Baluch farmers have been blocking the entrance (above) to a copper mine in Rameshk in Iran’s Kerman province for over a month and a half. They are protesting the confiscation of their farmland without compensation by the mine owners and that the company won’t hire local labor. They’re also concerned that mine waste will contaminate their water supply.
The police have arrested at least two protesters in an attempt to intimidate the farmers.
Baluch workers and farmers in Kerman and neighboring Sistan-Baluchistan province have been at the forefront of protests against attacks on democratic rights by the Iranian government. The mostly rural region in southeastern Iran is one of Iran’s poorest. Many villages lack drinking water and electricity.
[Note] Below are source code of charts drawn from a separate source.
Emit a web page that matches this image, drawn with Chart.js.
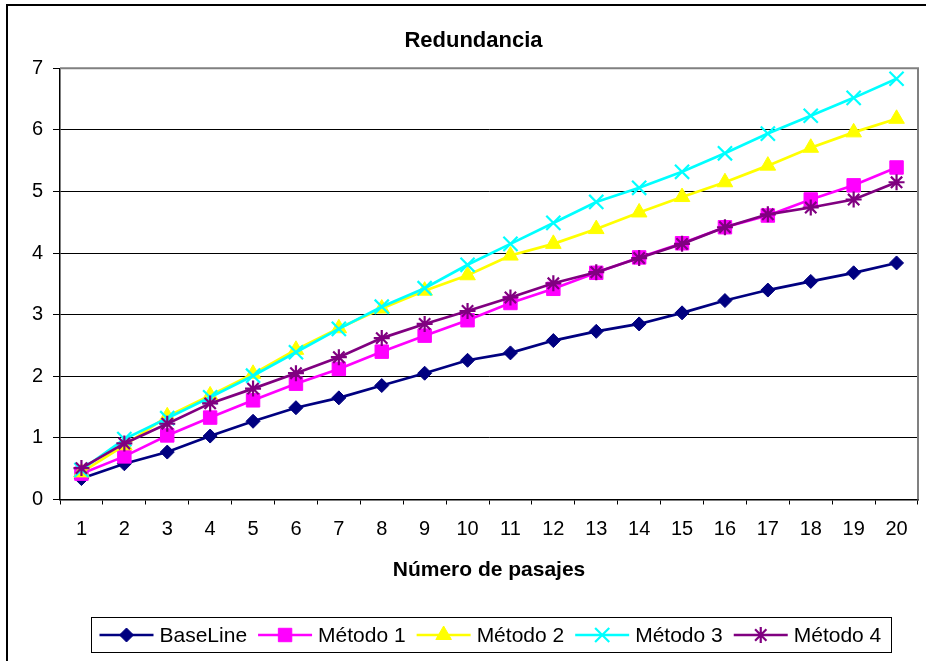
<!DOCTYPE html>
<html>
<head>
<meta charset="utf-8">
<title>Redundancia</title>
<script src="https://cdn.jsdelivr.net/npm/chart.js@4.4.1/dist/chart.umd.min.js"></script>
<style>
  html, body { margin: 0; padding: 0; background: #ffffff; }
  #wrap { width: 926px; height: 661px; position: relative; overflow: hidden; }
  canvas { display: block; }
</style>
</head>
<body>
<div id="wrap"><canvas id="chart" width="926" height="661"></canvas></div>
<script>
// Number of passages (x categories)
const pasajes = ['1', '2', '3', '4', '5', '6', '7', '8', '9', '10',
                 '11', '12', '13', '14', '15', '16', '17', '18', '19', '20'];

// Redundancy per method
const baseLine = [0.34, 0.58, 0.77, 1.03, 1.27, 1.49, 1.65, 1.85, 2.05, 2.26,
                  2.38, 2.58, 2.73, 2.85, 3.03, 3.23, 3.40, 3.54, 3.68, 3.84];
const metodo1  = [0.42, 0.70, 1.04, 1.33, 1.61, 1.88, 2.12, 2.40, 2.66, 2.91,
                  3.19, 3.42, 3.68, 3.93, 4.16, 4.42, 4.61, 4.87, 5.10, 5.39];
const metodo2  = [0.44, 0.88, 1.35, 1.69, 2.04, 2.43, 2.78, 3.10, 3.39, 3.64,
                  3.96, 4.15, 4.39, 4.66, 4.91, 5.15, 5.42, 5.71, 5.96, 6.18];
const metodo3  = [0.48, 0.98, 1.32, 1.66, 2.01, 2.39, 2.77, 3.13, 3.43, 3.81,
                  4.15, 4.49, 4.83, 5.06, 5.32, 5.62, 5.94, 6.23, 6.52, 6.83];
const metodo4  = [0.51, 0.91, 1.23, 1.56, 1.80, 2.05, 2.31, 2.62, 2.85, 3.06,
                  3.28, 3.51, 3.69, 3.92, 4.15, 4.42, 4.63, 4.74, 4.87, 5.15];

const seriesNames = ['BaseLine', 'Método 1', 'Método 2', 'Método 3', 'Método 4'];
const yMin = 0;
const yMax = 7;
const yStep = 1;

const FONT = '"Liberation Sans", Arial, Helvetica, sans-serif';

// Marker look for each series
const styles = [
  { color: '#000080', pointStyle: 'rectRot',  radius: 7,   pbw: 1 },
  { color: '#FF00FF', pointStyle: 'rect',     radius: 9.5, pbw: 1 },
  { color: '#FFFF00', pointStyle: 'triangle', radius: 9,   pbw: 1 },
  { color: '#00FFFF', pointStyle: 'crossRot', radius: 10,  pbw: 2.2 },
  { color: '#800080', pointStyle: 'star',     radius: 8,   pbw: 2.2 }
];

const values = [baseLine, metodo1, metodo2, metodo3, metodo4];

const datasets = values.map((vals, i) => ({
  label: seriesNames[i],
  data: vals,
  borderColor: styles[i].color,
  backgroundColor: styles[i].color,
  borderWidth: 2.7,
  tension: 0,
  pointStyle: styles[i].pointStyle,
  pointRadius: styles[i].radius,
  pointHoverRadius: styles[i].radius,
  pointBackgroundColor: styles[i].color,
  pointBorderColor: styles[i].color,
  pointBorderWidth: styles[i].pbw,
  clip: false,
  order: values.length - 1 - i   // later series are painted on top
}));

// Outer frame and the grey plot-area edges
const framePlugin = {
  id: 'frame',
  beforeDraw(chart) {
    const ctx = chart.ctx;
    ctx.save();
    ctx.fillStyle = '#ffffff';
    ctx.fillRect(0, 0, chart.width, chart.height);
    ctx.strokeStyle = '#000000';
    ctx.lineWidth = 2;
    ctx.strokeRect(7, 5, chart.width + 40, chart.height + 40);
    ctx.restore();
  },
  beforeDatasetsDraw(chart) {
    const { ctx, chartArea: a } = chart;
    ctx.save();
    ctx.strokeStyle = '#808080';
    ctx.lineWidth = 2;
    ctx.beginPath();
    ctx.moveTo(a.left, a.top);
    ctx.lineTo(a.right, a.top);
    ctx.lineTo(a.right, a.bottom);
    ctx.stroke();
    ctx.restore();
  }
};

// Boxed legend with a line sample and marker for each series
const legendPlugin = {
  id: 'boxLegend',
  afterDraw(chart) {
    const { ctx, chartArea: a } = chart;
    ctx.save();
    ctx.font = '21px ' + FONT;
    const lineLen = 54, gapText = 6, gapItem = 11, padL = 8, padR = 10;
    const widths = chart.data.datasets.map(d => ctx.measureText(d.label).width);
    let total = padL + padR;
    widths.forEach((w, i) => { total += lineLen + gapText + w + (i < widths.length - 1 ? gapItem : 0); });
    const boxTop = 617, boxH = 35;
    const cx = (a.left + a.right) / 2 + 1.5;
    const boxLeft = Math.round(cx - total / 2) + 0.5;
    ctx.strokeStyle = '#000000';
    ctx.lineWidth = 1;
    ctx.strokeRect(boxLeft, boxTop + 0.5, Math.round(total), boxH);
    const cy = boxTop + boxH / 2 + 0.5;
    let x = boxLeft + padL;
    chart.data.datasets.forEach((d, i) => {
      ctx.strokeStyle = d.borderColor;
      ctx.lineWidth = 2.5;
      ctx.beginPath();
      ctx.moveTo(x, cy);
      ctx.lineTo(x + lineLen, cy);
      ctx.stroke();
      if (Chart.helpers && Chart.helpers.drawPoint) {
        ctx.fillStyle = d.pointBackgroundColor;
        ctx.strokeStyle = d.pointBorderColor;
        ctx.lineWidth = d.pointBorderWidth;
        Chart.helpers.drawPoint(ctx, {
          pointStyle: d.pointStyle,
          radius: d.pointRadius,
          rotation: 0,
          borderWidth: d.pointBorderWidth
        }, x + lineLen / 2, cy);
      }
      ctx.fillStyle = '#000000';
      ctx.textBaseline = 'middle';
      ctx.textAlign = 'left';
      ctx.font = '21px ' + FONT;
      ctx.fillText(d.label, x + lineLen + gapText, cy + 1);
      x += lineLen + gapText + widths[i] + gapItem;
    });
    ctx.restore();
  }
};

new Chart(document.getElementById('chart'), {
  type: 'line',
  data: { labels: pasajes, datasets },
  options: {
    responsive: false,
    devicePixelRatio: 1,
    animation: false,
    events: [],
    layout: {
      autoPadding: false,
      padding: { left: 29, right: 8, top: 0, bottom: 71.5 }
    },
    plugins: {
      legend: { display: false },
      tooltip: { enabled: false },
      title: {
        display: true,
        text: 'Redundancia',
        color: '#000000',
        font: { family: FONT, size: 22, weight: 'bold' },
        padding: { top: 28, bottom: 13.9 }
      }
    },
    scales: {
      x: {
        type: 'category',
        offset: true,
        grid: {
          offset: true,
          drawOnChartArea: false,
          drawTicks: true,
          tickLength: 5,
          color: '#000000',
          lineWidth: 1
        },
        border: { color: '#000000', width: 1.5 },
        ticks: {
          color: '#000000',
          font: { family: FONT, size: 20, lineHeight: 2.4 },
          padding: 1,
          maxRotation: 0,
          autoSkip: false
        },
        title: {
          display: true,
          text: 'Número de pasajes',
          color: '#000000',
          font: { family: FONT, size: 21, weight: 'bold' },
          padding: { top: 0, bottom: 7 }
        },
        afterFit(scale) {
          scale.height = 90;
          scale.paddingLeft = 0;
          scale.paddingRight = 0;
        }
      },
      y: {
        min: yMin,
        max: yMax,
        ticks: {
          stepSize: yStep,
          color: '#000000',
          font: { family: FONT, size: 20 },
          padding: 10
        },
        grid: {
          color: '#000000',
          lineWidth: 1,
          tickLength: 7,
          drawTicks: true
        },
        border: { color: '#000000', width: 1.5 },
        afterFit(scale) { scale.width = 31; }
      }
    }
  },
  plugins: [framePlugin, legendPlugin]
});
</script>
</body>
</html>
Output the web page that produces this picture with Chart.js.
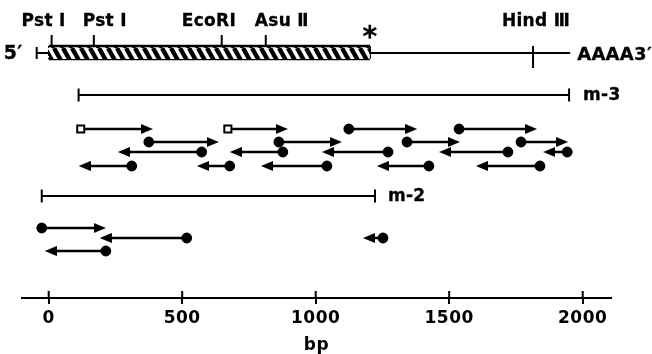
<!DOCTYPE html>
<html>
<head>
<meta charset="utf-8">
<script src="https://cdn.jsdelivr.net/npm/chart.js@4/dist/chart.umd.min.js"></script>
<style>
  html, body { margin: 0; padding: 0; background: #fff; }
</style>
</head>
<body>
<canvas id="mapChart" width="652" height="354"></canvas>
<script>
// === cDNA MAP + SEQUENCING STRATEGY ===

// restriction sites (bp) and where their names sit
const SITE_NAMES = ['Pst I', 'Pst I', 'EcoRI', 'Asu Ⅱ', 'Hind Ⅲ'];
const SITE_BP = [11, 169, 648, 813, 1814];
const SITE_LABEL_BP = [-19, 210, 600, 873, 1825];

const CODING = [0, 1203];        // hatched region, ends at the stop (*)
const MAP_SPAN = [-45, 1953];    // 5' ... AAAA3'

const M3_SPAN = [112, 1949];
const M2_SPAN = [-26, 1222];

// sequencing runs: [start, tip, lane, marker]
const M3_RUNS = [
    [120, 390, 0, 'sq'], [671, 896, 0, 'sq'], [1124, 1380, 0], [1537, 1829, 0],
    [375, 637, 1], [862, 1098, 1], [1342, 1540, 1], [1769, 1945, 1],
    [573, 259, 2], [877, 678, 2], [1271, 1023, 2], [1720, 1462, 2], [1942, 1852, 2],
    [311, 112, 3], [678, 555, 3], [1042, 795, 3], [1424, 1229, 3], [1840, 1600, 3]
];
const M2_RUNS = [
    [-26, 214, 0],
    [517, 191, 1], [1252, 1177, 1],
    [214, -15, 2]
];

const X_MIN = -100, X_MAX = 2106;
const TICKS = [0, 500, 1000, 1500, 2000];

// vertical tracks (y scale runs 0..298 top to bottom)
const Y_LABEL = 22, Y_SITE_TOP = 35, Y_MAP = 53, Y_BOX = [46, 59], Y_HIND = [46, 68];
const Y_M3 = 95, M3_LANES = [129, 142, 152, 166];
const Y_M2 = 196, M2_LANES = [228, 238, 251];

const K = '#000';
const FONT = '"DejaVu Sans", "Liberation Sans", Arial, sans-serif';
const PX_BP = (X_MAX - X_MIN) / 589;
const HEAD_W = 12, HEAD_H = 10;

function makeHatch() {
    const p = 9, h = 16, c = document.createElement('canvas');
    c.width = p; c.height = h;
    const g = c.getContext('2d');
    g.fillStyle = '#fff'; g.fillRect(0, 0, p, h);
    g.strokeStyle = K; g.lineWidth = 4.4;
    [-p, 0, p].forEach(o => { g.beginPath(); g.moveTo(o, 0); g.lineTo(o + p, h); g.stroke(); });
    return g.createPattern(c, 'repeat');
}

// arrowhead sprite used as point style
function makeHead(dir) {
    const c = document.createElement('canvas');
    c.width = HEAD_W; c.height = HEAD_H;
    const g = c.getContext('2d');
    g.fillStyle = K;
    g.beginPath();
    if (dir > 0) { g.moveTo(0, 0); g.lineTo(HEAD_W, HEAD_H / 2); g.lineTo(0, HEAD_H); }
    else { g.moveTo(HEAD_W, 0); g.lineTo(0, HEAD_H / 2); g.lineTo(HEAD_W, HEAD_H); }
    g.closePath(); g.fill();
    return c;
}
const HEAD_RIGHT = makeHead(1), HEAD_LEFT = makeHead(-1);

function seg(x0, x1, y0, y1, extra) {
    return Object.assign({ data: [{ x: x0, y: y0 }, { x: x1, y: y1 }], borderColor: K, borderWidth: 2, pointRadius: 0 }, extra || {});
}

function scaleBar(span, y) {
    return seg(span[0], span[1], y, y, { pointStyle: 'line', pointRotation: 90, pointRadius: 6.5, pointBorderWidth: 2, pointBorderColor: K });
}

function run(r, lanes) {
    const [start, tip, lane, marker] = r;
    const dir = tip > start ? 1 : -1;
    const y = lanes[lane];
    const sq = marker === 'sq';
    return seg(start, tip - dir * (HEAD_W / 2) * PX_BP, y, y, {
        borderWidth: 2.5,
        pointStyle: [sq ? 'rect' : 'circle', dir > 0 ? HEAD_RIGHT : HEAD_LEFT],
        pointRadius: [sq ? 5 : 4.4, 6],
        pointBackgroundColor: [sq ? '#fff' : K, K],
        pointBorderColor: K,
        pointBorderWidth: [2, 1]
    });
}

const datasets = [];
// hatched box: top edge filled down to bottom edge
datasets.push(seg(CODING[0], CODING[1], Y_BOX[0], Y_BOX[0], { fill: '+1', backgroundColor: makeHatch(), borderWidth: 2.5 }));
datasets.push(seg(CODING[0], CODING[1], Y_BOX[1], Y_BOX[1], { borderWidth: 2.5 }));
datasets.push(seg(CODING[0], CODING[0], Y_BOX[0], Y_BOX[1], { borderWidth: 1.5, borderDash: [2, 2] }));
datasets.push(seg(CODING[1], CODING[1], Y_BOX[0], Y_BOX[1]));
// map line with 5' end bar
datasets.push(seg(MAP_SPAN[0], MAP_SPAN[1], Y_MAP, Y_MAP, { pointStyle: 'line', pointRotation: 90, pointRadius: [6, 0], pointBorderWidth: 2, pointBorderColor: K }));
// site ticks
SITE_BP.forEach((b, i) => {
    const hind = SITE_NAMES[i].startsWith('Hind');
    datasets.push(seg(b, b, hind ? Y_HIND[0] : Y_SITE_TOP, hind ? Y_HIND[1] : Y_MAP));
});
datasets.push(scaleBar(M3_SPAN, Y_M3));
datasets.push(scaleBar(M2_SPAN, Y_M2));
M3_RUNS.forEach(r => datasets.push(run(r, M3_LANES)));
M2_RUNS.forEach(r => datasets.push(run(r, M2_LANES)));

function boldText(ctx, s, px, py) {
    ctx.fillText(s, px, py);
    ctx.strokeText(s, px, py);
}

const mapText = {
    id: 'mapText',
    beforeDraw(chart) { chart.ctx.letterSpacing = '0.5px'; },
    afterDraw(chart) {
        const { ctx, chartArea, scales: { x, y } } = chart;
        ctx.save();
        ctx.letterSpacing = '0.3px';
        ctx.fillStyle = K;
        ctx.strokeStyle = K;
        ctx.lineWidth = 0.3;
        ctx.textBaseline = 'middle';
        ctx.textAlign = 'center';
        ctx.font = `bold 17px ${FONT}`;
        SITE_NAMES.forEach((n, i) => boldText(ctx, n, x.getPixelForValue(SITE_LABEL_BP[i]), y.getPixelForValue(Y_LABEL)));
        // stop codon
        ctx.font = `bold 28px ${FONT}`;
        ctx.textBaseline = 'alphabetic';
        boldText(ctx, '*', x.getPixelForValue(CODING[1]), y.getPixelForValue(Y_MAP) - 7);
        // ends of the map
        ctx.textBaseline = 'middle';
        ctx.textAlign = 'left';
        ctx.font = `bold 19px ${FONT}`;
        boldText(ctx, '5′', x.getPixelForValue(MAP_SPAN[0]) - 33, y.getPixelForValue(Y_MAP) + 1);
        ctx.font = `bold 18px ${FONT}`;
        boldText(ctx, 'AAAA3′', x.getPixelForValue(MAP_SPAN[1]) + 7, y.getPixelForValue(Y_MAP) + 2);
        ctx.font = `bold 17px ${FONT}`;
        boldText(ctx, 'm-3', x.getPixelForValue(M3_SPAN[1]) + 14, y.getPixelForValue(Y_M3) + 1);
        boldText(ctx, 'm-2', x.getPixelForValue(M2_SPAN[1]) + 13, y.getPixelForValue(Y_M2) + 1);
        // upper half of the axis tick marks
        ctx.lineWidth = 2;
        TICKS.forEach(v => {
            const px = x.getPixelForValue(v);
            ctx.beginPath(); ctx.moveTo(px, chartArea.bottom - 7); ctx.lineTo(px, chartArea.bottom); ctx.stroke();
        });
        ctx.restore();
    }
};

new Chart(document.getElementById('mapChart').getContext('2d'), {
    type: 'line',
    data: { datasets },
    plugins: [mapText],
    options: {
        responsive: false, animation: false,
        layout: { autoPadding: false, padding: { left: 22, right: 41, top: 0, bottom: 0 } },
        elements: { line: { tension: 0 } },
        plugins: { legend: { display: false }, tooltip: { enabled: false } },
        scales: {
            x: {
                type: 'linear', min: X_MIN, max: X_MAX,
                afterBuildTicks: s => { s.ticks = TICKS.map(v => ({ value: v })); },
                afterFit: s => { s.height = 56; },
                border: { display: true, color: K, width: 2 },
                grid: { drawOnChartArea: false, color: K, lineWidth: 2, tickLength: 6 },
                ticks: { color: K, padding: 4, maxRotation: 0, callback: v => String(v), font: { family: FONT, size: 17, weight: 'bold' } },
                title: { display: true, text: 'bp', color: K, padding: { top: 0, bottom: -2 }, font: { family: FONT, size: 17, weight: 'bold' } }
            },
            y: { type: 'linear', display: false, min: 0, max: 298, reverse: true }
        }
    }
});
</script>
</body>
</html>
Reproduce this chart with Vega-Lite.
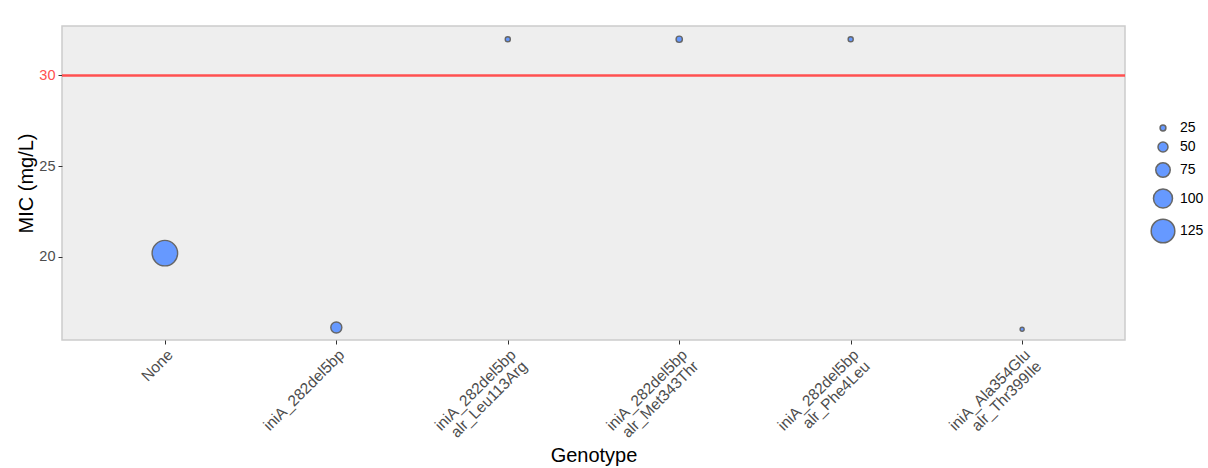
{
  "$schema": "https://vega.github.io/schema/vega-lite/v6.json",
  "width": 1063,
  "height": 314,
  "autosize": {"type": "none"},
  "padding": {"left": 62, "top": 26, "right": 83, "bottom": 128},
  "background": "white",
  "config": {
    "font": "Liberation Sans",
    "view": {"fill": "#EEEEEE", "stroke": "#CCCCCC", "strokeWidth": 1.5},
    "axis": {"grid": false, "domain": false, "tickColor": "#333333", "tickSize": 4, "labelColor": "#4D4D4D", "labelFontSize": 14.5, "titleFontSize": 20, "titleFontWeight": "normal", "titleColor": "#000000"}
  },
  "data": {
    "values": [
      {"Genotype": "None", "MIC": 20.2, "n": 135},
      {"Genotype": "iniA_282del5bp", "MIC": 16.1, "n": 56},
      {"Genotype": "iniA_282del5bp\nalr_Leu113Arg", "MIC": 32, "n": 20},
      {"Genotype": "iniA_282del5bp\nalr_Met343Thr", "MIC": 32, "n": 28},
      {"Genotype": "iniA_282del5bp\nalr_Phe4Leu", "MIC": 32, "n": 20},
      {"Genotype": "iniA_Ala354Glu\nalr_Thr399Ile", "MIC": 16, "n": 11}
    ]
  },
  "layer": [
    {
      "mark": {"type": "rule", "color": "#FF5050", "strokeWidth": 2.5},
      "data": {"values": [{"threshold": 30}]},
      "encoding": {"y": {"field": "threshold", "type": "quantitative"}}
    },
    {
      "mark": {"type": "point", "shape": "circle", "filled": true, "fill": "#6699FF", "stroke": "#666666", "strokeWidth": 1.4, "opacity": 1},
      "encoding": {
        "x": {
          "field": "Genotype", "type": "nominal", "sort": null,
          "scale": {"type": "point", "padding": 0.6},
          "axis": {"title": "Genotype", "labelAngle": -45, "labelAlign": "right", "labelBaseline": "top", "labelFontSize": 15.5, "labelPadding": 3, "labelLineHeight": 16, "labelExpr": "split(datum.value, '\\n')", "titlePadding": 1}
        },
        "y": {
          "field": "MIC", "type": "quantitative",
          "scale": {"domain": [15.41, 32.73], "nice": false, "zero": false},
          "axis": {"title": "MIC (mg/L)", "values": [20, 25, 30], "labelPadding": 3, "titlePadding": 2,
            "labelColor": {"condition": {"test": "datum.value == 30", "value": "#FF5050"}, "value": "#4D4D4D"}}
        },
        "size": {
          "field": "n", "type": "quantitative",
          "scale": {"type": "pow", "exponent": 2, "domain": [0, 150], "range": [12, 800]},
          "legend": {"title": null, "values": [25, 50, 75, 100, 125], "orient": "none", "legendX": 1088, "legendY": 95, "labelFontSize": 14, "labelColor": "#000000", "labelOffset": 4, "rowPadding": 4, "padding": 0,
            "encode": {"symbols": {"update": {"fill": {"value": "#6699FF"}, "stroke": {"value": "#666666"}, "strokeWidth": {"value": 1.4}, "opacity": {"value": 1}}}}}
        }
      }
    }
  ]
}
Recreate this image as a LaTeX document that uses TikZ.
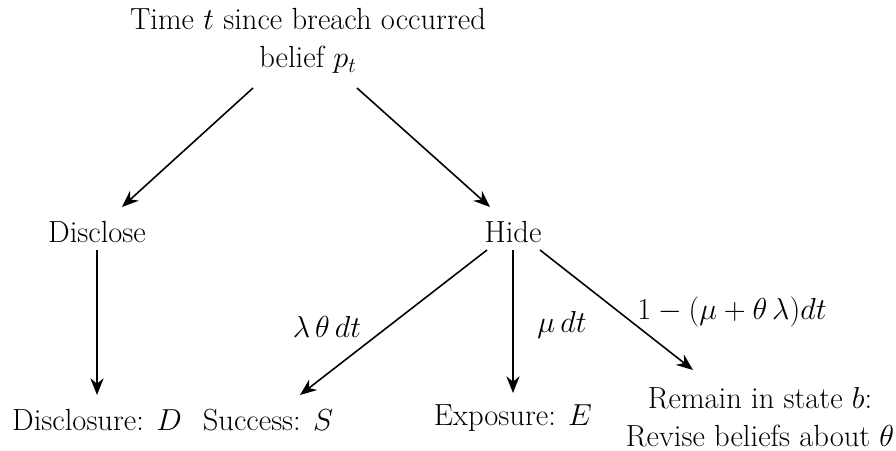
\documentclass[tikz,border=0pt]{standalone}
\usepackage{amsmath}
\usepackage{amssymb}
\usetikzlibrary{arrows.meta}

\tikzset{
  arr/.style={-{Stealth[length=9.5pt,width=7.5pt]}, line width=0.9pt},
  every node/.style={font=\fontsize{17.4}{21.5}\selectfont}
}

\begin{document}
\begin{tikzpicture}[x=0.02cm, y=-0.02cm]
  \useasboundingbox (0,0) rectangle (896,450);
  % tree of states
  \node[align=center] (top) at (308,41) {Time $t$ since breach occurred\\ belief $p_t$};
  \node (disclose) at (97,232) {Disclose};
  \node (hide) at (513,232) {Hide};
  \node (disclosure) at (97,420) {Disclosure: $D$};
  \node (success) at (268,420) {Success: $S$};
  \node (exposure) at (513,418) {Exposure: $E$};
  \node[align=center] (remain) at (760,417) {Remain in state $b$:\\ Revise beliefs about $\theta$};

  \draw[arr] ([shift={(-55,47)}]top.center) -- ([shift={(25,-25)}]disclose.center);
  \draw[arr] ([shift={(49,47)}]top.center) -- ([shift={(-23,-25)}]hide.center);
  \draw[arr] ([shift={(0,18)}]disclose.center) -- ([shift={(0,-25)}]disclosure.center);
  \draw[arr] ([shift={(-26,18)}]hide.center) -- ([shift={(32,-25)}]success.center);
  \draw[arr] ([shift={(0,18)}]hide.center) -- ([shift={(0,-25)}]exposure.center);
  \draw[arr] ([shift={(27,18)}]hide.center) -- ([shift={(-67,-47)}]remain.center);

  % rates
  \node (rateS) at (327,327) {$\lambda\,\theta\,dt$};
  \node (rateE) at (562,325) {$\mu\,dt$};
  \node (rateB) at (732,312) {$1-(\mu+\theta\,\lambda)dt$};
\end{tikzpicture}
\end{document}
The Baluch are a mostly Sunni Muslim oppressed nationality spread across the region, with 2 million in Iran, 600,000 in Afghanistan and 6 million in Pakistan. They face discrimination in all three countries.
In Iran, thousands of Baluch are denied official ID cards by the Shiite-based bourgeois clerical regime, preventing them from receiving social security, education and other rights.
Even though Baluchi speakers make up only about 5% of Iran’s population, they are 20% of those executed by the regime. The regime has stepped up executions in the wake of the mass “Women, Life, Freedom” protests after the death of Zhina Amini, a young Kurdish woman. She died following her arrest in Tehran in September 2022 by the hated morality police for allegedly violating the reactionary dress code for women.
According to Amnesty International, Tehran carried out 853 executions in 2023 — mostly for drug and other criminal offenses, along with a smaller number that are blatantly political, 30% more than in 2022 — the second-largest number in the world, after only the Chinese government.